**Exercise:**
Output the lines exactly, from the one where "Convert this chart to Observable Plot code." appears through the one where "const labelOf = new" appears. Images are left out.

════

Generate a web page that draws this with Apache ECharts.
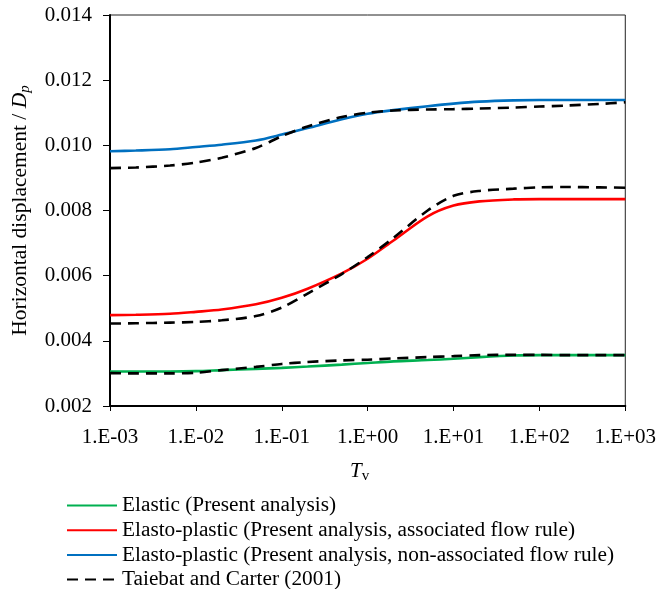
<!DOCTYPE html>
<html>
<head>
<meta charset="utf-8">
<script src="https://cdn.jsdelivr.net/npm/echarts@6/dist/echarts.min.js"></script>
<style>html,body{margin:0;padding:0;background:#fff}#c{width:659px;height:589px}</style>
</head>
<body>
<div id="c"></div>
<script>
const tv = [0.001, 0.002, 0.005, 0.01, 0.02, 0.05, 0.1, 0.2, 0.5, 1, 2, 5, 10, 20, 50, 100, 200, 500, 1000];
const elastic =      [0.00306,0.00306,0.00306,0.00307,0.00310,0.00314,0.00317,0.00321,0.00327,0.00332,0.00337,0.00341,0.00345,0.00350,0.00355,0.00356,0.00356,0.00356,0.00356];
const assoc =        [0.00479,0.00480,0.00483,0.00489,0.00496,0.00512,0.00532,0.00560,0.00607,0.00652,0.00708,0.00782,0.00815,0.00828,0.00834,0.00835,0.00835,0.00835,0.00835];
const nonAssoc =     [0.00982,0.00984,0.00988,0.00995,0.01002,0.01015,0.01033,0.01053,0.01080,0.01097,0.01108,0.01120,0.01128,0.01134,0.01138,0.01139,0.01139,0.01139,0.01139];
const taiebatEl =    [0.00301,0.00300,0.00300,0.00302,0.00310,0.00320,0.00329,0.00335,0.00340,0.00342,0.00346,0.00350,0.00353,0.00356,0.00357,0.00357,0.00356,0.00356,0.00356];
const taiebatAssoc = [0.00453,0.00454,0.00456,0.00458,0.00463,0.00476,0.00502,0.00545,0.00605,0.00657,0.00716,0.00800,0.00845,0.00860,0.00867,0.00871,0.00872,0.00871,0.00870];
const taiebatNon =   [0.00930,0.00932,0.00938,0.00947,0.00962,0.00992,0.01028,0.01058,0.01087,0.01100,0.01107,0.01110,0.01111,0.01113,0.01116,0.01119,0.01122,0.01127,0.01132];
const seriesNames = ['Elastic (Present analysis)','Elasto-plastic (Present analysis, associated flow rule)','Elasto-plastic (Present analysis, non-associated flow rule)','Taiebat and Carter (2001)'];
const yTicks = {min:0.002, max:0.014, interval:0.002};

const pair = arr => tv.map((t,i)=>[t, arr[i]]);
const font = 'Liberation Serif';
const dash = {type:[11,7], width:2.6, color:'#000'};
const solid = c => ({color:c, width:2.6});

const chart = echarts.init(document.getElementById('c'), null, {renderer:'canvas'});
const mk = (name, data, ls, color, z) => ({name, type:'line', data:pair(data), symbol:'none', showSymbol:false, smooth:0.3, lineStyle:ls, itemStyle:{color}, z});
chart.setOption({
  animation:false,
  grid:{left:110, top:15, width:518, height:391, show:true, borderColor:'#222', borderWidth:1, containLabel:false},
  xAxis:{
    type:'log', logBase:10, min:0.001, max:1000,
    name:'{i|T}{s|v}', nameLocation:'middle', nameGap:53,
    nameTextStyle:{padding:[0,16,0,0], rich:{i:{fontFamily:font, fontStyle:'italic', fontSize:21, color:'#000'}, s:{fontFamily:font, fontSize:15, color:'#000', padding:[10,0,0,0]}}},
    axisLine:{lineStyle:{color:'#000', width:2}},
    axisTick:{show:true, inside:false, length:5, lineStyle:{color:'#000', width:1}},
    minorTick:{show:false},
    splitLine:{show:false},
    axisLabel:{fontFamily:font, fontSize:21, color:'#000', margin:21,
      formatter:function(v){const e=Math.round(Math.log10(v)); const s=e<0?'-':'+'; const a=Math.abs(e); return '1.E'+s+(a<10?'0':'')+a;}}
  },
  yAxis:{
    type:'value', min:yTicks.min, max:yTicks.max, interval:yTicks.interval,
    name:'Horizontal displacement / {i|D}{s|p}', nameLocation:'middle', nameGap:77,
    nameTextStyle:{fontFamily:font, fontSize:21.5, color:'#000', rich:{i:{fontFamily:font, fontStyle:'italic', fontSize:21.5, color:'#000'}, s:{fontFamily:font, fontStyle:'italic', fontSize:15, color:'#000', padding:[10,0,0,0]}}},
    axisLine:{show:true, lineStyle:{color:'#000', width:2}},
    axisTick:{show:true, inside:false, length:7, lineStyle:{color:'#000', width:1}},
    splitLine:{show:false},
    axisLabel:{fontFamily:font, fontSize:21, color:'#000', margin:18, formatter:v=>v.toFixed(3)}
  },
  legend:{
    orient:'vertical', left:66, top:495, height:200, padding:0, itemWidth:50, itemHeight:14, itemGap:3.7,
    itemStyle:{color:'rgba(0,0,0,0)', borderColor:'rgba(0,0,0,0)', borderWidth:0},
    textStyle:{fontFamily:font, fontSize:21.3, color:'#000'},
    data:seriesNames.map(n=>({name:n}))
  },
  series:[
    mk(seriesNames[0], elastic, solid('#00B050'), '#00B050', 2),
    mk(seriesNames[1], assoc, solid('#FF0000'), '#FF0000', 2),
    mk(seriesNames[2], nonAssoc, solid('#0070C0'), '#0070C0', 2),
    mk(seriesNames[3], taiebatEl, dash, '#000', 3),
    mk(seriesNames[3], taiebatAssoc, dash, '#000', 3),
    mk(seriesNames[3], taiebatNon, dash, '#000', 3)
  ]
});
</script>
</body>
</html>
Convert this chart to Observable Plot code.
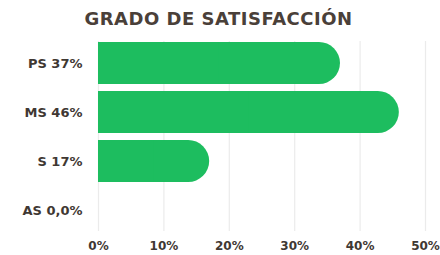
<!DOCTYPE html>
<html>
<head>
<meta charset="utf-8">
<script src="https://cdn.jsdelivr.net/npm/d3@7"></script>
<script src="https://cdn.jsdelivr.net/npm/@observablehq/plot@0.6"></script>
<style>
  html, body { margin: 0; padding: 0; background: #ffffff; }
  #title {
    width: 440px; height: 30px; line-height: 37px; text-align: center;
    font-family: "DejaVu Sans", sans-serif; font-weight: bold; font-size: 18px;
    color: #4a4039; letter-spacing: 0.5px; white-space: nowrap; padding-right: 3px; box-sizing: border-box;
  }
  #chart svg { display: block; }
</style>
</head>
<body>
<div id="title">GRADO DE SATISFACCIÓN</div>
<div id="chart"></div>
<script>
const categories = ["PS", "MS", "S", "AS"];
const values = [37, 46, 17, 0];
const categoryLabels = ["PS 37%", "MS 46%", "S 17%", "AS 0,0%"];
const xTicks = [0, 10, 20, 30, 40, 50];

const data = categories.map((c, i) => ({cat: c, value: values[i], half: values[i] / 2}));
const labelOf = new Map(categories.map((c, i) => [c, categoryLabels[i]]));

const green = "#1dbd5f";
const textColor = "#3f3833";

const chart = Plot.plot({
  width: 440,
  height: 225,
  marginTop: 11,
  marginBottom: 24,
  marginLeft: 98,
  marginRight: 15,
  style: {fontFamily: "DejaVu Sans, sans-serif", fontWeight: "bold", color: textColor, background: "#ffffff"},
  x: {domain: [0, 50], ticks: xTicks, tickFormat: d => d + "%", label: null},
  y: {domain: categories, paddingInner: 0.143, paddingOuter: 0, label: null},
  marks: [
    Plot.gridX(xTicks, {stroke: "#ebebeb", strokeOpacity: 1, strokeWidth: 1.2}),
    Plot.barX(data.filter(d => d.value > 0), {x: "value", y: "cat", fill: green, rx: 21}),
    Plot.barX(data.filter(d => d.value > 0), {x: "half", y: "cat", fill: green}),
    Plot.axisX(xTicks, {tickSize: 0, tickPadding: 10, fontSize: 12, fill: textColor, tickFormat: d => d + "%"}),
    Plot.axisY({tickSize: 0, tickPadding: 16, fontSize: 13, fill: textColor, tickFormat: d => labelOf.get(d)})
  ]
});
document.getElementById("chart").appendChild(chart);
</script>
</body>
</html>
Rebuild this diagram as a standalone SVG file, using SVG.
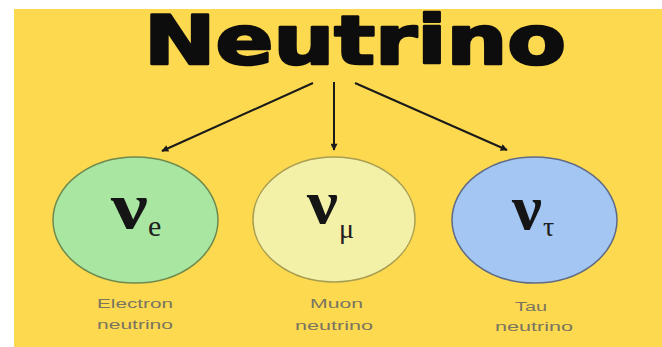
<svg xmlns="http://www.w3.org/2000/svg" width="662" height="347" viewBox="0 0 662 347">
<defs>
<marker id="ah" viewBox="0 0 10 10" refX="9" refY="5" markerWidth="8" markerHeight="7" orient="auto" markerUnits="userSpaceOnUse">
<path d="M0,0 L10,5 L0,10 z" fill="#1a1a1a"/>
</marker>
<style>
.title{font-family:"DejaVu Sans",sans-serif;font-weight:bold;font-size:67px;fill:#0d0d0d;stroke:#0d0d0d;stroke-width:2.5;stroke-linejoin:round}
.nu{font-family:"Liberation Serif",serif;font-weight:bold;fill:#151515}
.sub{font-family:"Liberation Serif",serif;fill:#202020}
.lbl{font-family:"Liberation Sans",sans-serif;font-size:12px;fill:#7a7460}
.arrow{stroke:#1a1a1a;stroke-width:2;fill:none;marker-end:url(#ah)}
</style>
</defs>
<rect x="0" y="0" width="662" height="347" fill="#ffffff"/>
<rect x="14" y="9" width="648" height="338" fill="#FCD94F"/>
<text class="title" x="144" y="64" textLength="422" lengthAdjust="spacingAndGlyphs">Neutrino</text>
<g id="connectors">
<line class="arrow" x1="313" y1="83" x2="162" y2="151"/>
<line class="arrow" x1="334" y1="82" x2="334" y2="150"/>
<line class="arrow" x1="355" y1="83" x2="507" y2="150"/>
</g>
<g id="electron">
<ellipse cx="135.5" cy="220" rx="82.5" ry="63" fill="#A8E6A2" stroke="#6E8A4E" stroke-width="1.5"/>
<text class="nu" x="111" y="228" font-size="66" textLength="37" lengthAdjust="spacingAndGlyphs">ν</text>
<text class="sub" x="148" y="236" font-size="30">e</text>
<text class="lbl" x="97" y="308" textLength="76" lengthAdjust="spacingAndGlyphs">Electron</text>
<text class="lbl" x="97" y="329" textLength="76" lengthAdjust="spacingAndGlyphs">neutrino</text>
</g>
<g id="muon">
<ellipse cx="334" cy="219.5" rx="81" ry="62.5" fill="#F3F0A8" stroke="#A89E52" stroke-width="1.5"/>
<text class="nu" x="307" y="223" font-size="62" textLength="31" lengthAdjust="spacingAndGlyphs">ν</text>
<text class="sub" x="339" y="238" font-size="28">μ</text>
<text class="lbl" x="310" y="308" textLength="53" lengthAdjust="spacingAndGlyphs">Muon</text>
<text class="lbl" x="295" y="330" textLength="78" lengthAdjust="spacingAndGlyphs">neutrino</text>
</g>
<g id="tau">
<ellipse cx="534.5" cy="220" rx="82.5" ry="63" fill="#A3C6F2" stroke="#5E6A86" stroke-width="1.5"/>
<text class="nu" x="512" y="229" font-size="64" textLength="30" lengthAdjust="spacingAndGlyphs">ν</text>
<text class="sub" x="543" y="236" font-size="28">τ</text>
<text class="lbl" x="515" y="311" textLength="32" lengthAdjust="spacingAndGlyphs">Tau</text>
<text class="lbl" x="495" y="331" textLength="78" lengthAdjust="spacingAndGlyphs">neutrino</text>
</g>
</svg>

════

**Response to the task:**
Convert this chart to Observable Plot code.
<!DOCTYPE html>
<html>
<head>
<meta charset="utf-8">
<script src="https://cdn.jsdelivr.net/npm/d3@7"></script>
<script src="https://cdn.jsdelivr.net/npm/@observablehq/plot@0.6"></script>
<style>
  html, body { margin: 0; padding: 0; background: #ffffff; }
  #title {
    width: 440px; height: 30px; line-height: 37px; text-align: center;
    font-family: "DejaVu Sans", sans-serif; font-weight: bold; font-size: 18px;
    color: #4a4039; letter-spacing: 0.5px; white-space: nowrap; padding-right: 3px; box-sizing: border-box;
  }
  #chart svg { display: block; }
</style>
</head>
<body>
<div id="title">GRADO DE SATISFACCIÓN</div>
<div id="chart"></div>
<script>
const categories = ["PS", "MS", "S", "AS"];
const values = [37, 46, 17, 0];
const categoryLabels = ["PS 37%", "MS 46%", "S 17%", "AS 0,0%"];
const xTicks = [0, 10, 20, 30, 40, 50];

const data = categories.map((c, i) => ({cat: c, value: values[i], half: values[i] / 2}));
const labelOf = new Map(categories.map((c, i) => [c, categoryLabels[i]]));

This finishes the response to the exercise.